MATERIAL PROVIDED:
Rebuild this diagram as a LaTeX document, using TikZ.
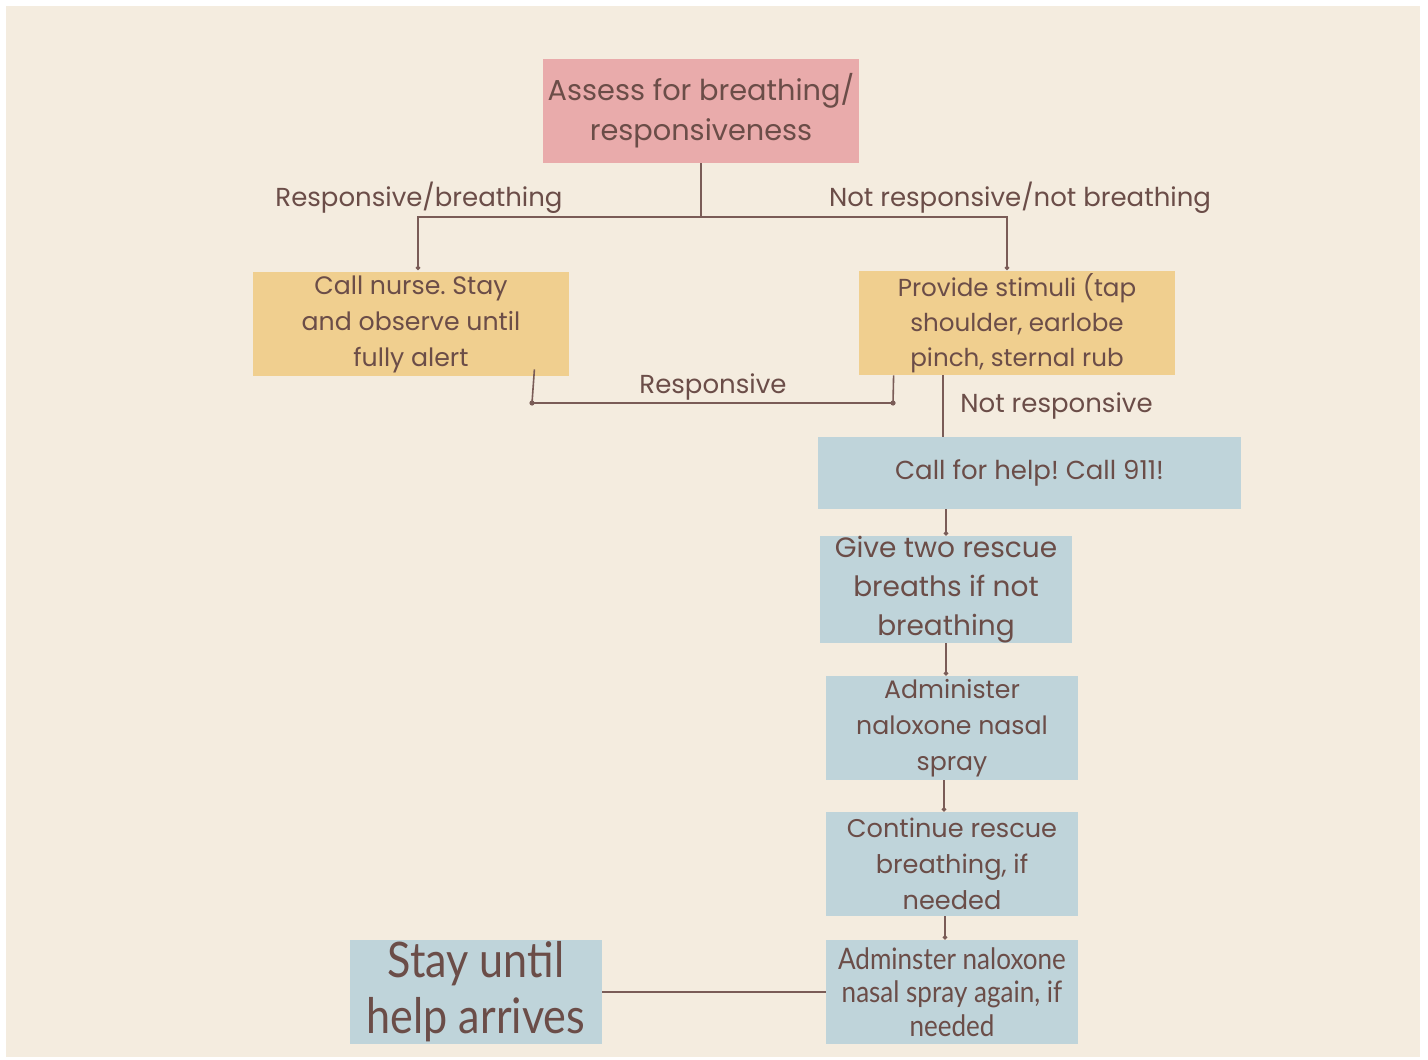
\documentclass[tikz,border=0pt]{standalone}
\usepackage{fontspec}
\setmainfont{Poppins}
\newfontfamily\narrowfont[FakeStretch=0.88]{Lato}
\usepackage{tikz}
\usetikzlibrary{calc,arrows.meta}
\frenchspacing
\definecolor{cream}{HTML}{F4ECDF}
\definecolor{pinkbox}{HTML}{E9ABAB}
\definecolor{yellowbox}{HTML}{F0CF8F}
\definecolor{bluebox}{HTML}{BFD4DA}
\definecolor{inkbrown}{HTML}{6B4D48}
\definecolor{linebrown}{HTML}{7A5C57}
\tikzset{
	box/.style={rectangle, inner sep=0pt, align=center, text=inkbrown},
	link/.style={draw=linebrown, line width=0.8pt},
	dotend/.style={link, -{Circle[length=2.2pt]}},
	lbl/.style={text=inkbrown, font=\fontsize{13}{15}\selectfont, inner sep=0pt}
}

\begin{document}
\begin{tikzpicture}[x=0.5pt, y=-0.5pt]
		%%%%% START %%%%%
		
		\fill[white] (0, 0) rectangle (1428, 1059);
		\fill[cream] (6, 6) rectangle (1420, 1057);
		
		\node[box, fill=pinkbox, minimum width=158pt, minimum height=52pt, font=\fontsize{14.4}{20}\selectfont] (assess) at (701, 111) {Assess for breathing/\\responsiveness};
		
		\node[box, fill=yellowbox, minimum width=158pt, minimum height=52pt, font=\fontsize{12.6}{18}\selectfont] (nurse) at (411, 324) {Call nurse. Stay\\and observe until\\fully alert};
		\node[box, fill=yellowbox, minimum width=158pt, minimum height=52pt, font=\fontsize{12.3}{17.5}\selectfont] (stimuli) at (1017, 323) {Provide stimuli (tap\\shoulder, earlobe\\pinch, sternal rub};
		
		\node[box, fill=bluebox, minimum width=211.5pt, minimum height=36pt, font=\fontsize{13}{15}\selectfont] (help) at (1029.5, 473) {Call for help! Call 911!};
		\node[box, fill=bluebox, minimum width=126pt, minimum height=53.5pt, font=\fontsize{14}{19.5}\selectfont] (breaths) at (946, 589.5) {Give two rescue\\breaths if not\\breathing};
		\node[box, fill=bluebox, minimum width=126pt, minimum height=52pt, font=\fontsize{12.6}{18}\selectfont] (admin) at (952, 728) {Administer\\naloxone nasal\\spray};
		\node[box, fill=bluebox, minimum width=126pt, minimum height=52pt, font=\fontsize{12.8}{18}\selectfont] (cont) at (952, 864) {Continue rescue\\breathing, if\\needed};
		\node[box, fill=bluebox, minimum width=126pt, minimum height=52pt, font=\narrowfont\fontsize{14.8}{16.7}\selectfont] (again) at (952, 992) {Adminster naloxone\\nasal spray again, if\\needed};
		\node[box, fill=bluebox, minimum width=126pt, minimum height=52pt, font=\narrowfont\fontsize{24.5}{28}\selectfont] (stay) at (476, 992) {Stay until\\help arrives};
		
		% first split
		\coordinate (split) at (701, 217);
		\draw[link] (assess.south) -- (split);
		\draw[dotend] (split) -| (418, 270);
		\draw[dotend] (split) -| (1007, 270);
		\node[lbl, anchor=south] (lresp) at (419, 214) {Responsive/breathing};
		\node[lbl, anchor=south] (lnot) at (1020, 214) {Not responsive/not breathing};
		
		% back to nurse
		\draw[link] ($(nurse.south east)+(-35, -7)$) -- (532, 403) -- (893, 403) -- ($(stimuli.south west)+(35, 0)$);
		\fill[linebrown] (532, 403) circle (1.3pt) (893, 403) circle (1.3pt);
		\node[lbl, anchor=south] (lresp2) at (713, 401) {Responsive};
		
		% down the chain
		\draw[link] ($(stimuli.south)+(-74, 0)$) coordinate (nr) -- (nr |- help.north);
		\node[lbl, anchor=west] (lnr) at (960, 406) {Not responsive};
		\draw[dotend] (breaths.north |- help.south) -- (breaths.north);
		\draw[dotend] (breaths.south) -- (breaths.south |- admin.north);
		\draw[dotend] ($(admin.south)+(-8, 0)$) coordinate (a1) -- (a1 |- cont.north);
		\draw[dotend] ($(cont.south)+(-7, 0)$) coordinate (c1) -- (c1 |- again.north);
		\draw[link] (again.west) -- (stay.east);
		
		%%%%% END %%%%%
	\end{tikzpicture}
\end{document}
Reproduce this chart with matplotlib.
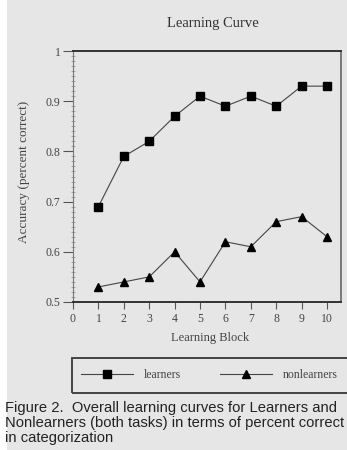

WORK TO BE COMPLETED: Output all of the data exactly as it stands, minus any images.

OUTPUT OF THE TASK:
Rebuild this diagram as a LaTeX document, using TikZ.
\documentclass[tikz,border=0pt]{standalone}
\usepackage{fontspec}
\setmainfont{Poppins}
\newfontfamily\narrowfont[FakeStretch=0.88]{Lato}
\usepackage{tikz}
\usetikzlibrary{calc,arrows.meta}
\frenchspacing
\definecolor{cream}{HTML}{F4ECDF}
\definecolor{pinkbox}{HTML}{E9ABAB}
\definecolor{yellowbox}{HTML}{F0CF8F}
\definecolor{bluebox}{HTML}{BFD4DA}
\definecolor{inkbrown}{HTML}{6B4D48}
\definecolor{linebrown}{HTML}{7A5C57}
\tikzset{
	box/.style={rectangle, inner sep=0pt, align=center, text=inkbrown},
	link/.style={draw=linebrown, line width=0.8pt},
	dotend/.style={link, -{Circle[length=2.2pt]}},
	lbl/.style={text=inkbrown, font=\fontsize{13}{15}\selectfont, inner sep=0pt}
}

\begin{document}
\begin{tikzpicture}[x=0.5pt, y=-0.5pt]
		%%%%% START %%%%%
		
		\fill[white] (0, 0) rectangle (1428, 1059);
		\fill[cream] (6, 6) rectangle (1420, 1057);
		
		\node[box, fill=pinkbox, minimum width=158pt, minimum height=52pt, font=\fontsize{14.4}{20}\selectfont] (assess) at (701, 111) {Assess for breathing/\\responsiveness};
		
		\node[box, fill=yellowbox, minimum width=158pt, minimum height=52pt, font=\fontsize{12.6}{18}\selectfont] (nurse) at (411, 324) {Call nurse. Stay\\and observe until\\fully alert};
		\node[box, fill=yellowbox, minimum width=158pt, minimum height=52pt, font=\fontsize{12.3}{17.5}\selectfont] (stimuli) at (1017, 323) {Provide stimuli (tap\\shoulder, earlobe\\pinch, sternal rub};
		
		\node[box, fill=bluebox, minimum width=211.5pt, minimum height=36pt, font=\fontsize{13}{15}\selectfont] (help) at (1029.5, 473) {Call for help! Call 911!};
		\node[box, fill=bluebox, minimum width=126pt, minimum height=53.5pt, font=\fontsize{14}{19.5}\selectfont] (breaths) at (946, 589.5) {Give two rescue\\breaths if not\\breathing};
		\node[box, fill=bluebox, minimum width=126pt, minimum height=52pt, font=\fontsize{12.6}{18}\selectfont] (admin) at (952, 728) {Administer\\naloxone nasal\\spray};
		\node[box, fill=bluebox, minimum width=126pt, minimum height=52pt, font=\fontsize{12.8}{18}\selectfont] (cont) at (952, 864) {Continue rescue\\breathing, if\\needed};
		\node[box, fill=bluebox, minimum width=126pt, minimum height=52pt, font=\narrowfont\fontsize{14.8}{16.7}\selectfont] (again) at (952, 992) {Adminster naloxone\\nasal spray again, if\\needed};
		\node[box, fill=bluebox, minimum width=126pt, minimum height=52pt, font=\narrowfont\fontsize{24.5}{28}\selectfont] (stay) at (476, 992) {Stay until\\help arrives};
		
		% first split
		\coordinate (split) at (701, 217);
		\draw[link] (assess.south) -- (split);
		\draw[dotend] (split) -| (418, 270);
		\draw[dotend] (split) -| (1007, 270);
		\node[lbl, anchor=south] (lresp) at (419, 214) {Responsive/breathing};
		\node[lbl, anchor=south] (lnot) at (1020, 214) {Not responsive/not breathing};
		
		% back to nurse
		\draw[link] ($(nurse.south east)+(-35, -7)$) -- (532, 403) -- (893, 403) -- ($(stimuli.south west)+(35, 0)$);
		\fill[linebrown] (532, 403) circle (1.3pt) (893, 403) circle (1.3pt);
		\node[lbl, anchor=south] (lresp2) at (713, 401) {Responsive};
		
		% down the chain
		\draw[link] ($(stimuli.south)+(-74, 0)$) coordinate (nr) -- (nr |- help.north);
		\node[lbl, anchor=west] (lnr) at (960, 406) {Not responsive};
		\draw[dotend] (breaths.north |- help.south) -- (breaths.north);
		\draw[dotend] (breaths.south) -- (breaths.south |- admin.north);
		\draw[dotend] ($(admin.south)+(-8, 0)$) coordinate (a1) -- (a1 |- cont.north);
		\draw[dotend] ($(cont.south)+(-7, 0)$) coordinate (c1) -- (c1 |- again.north);
		\draw[link] (again.west) -- (stay.east);
		
		%%%%% END %%%%%
	\end{tikzpicture}
\end{document}
Reproduce this chart with matplotlib.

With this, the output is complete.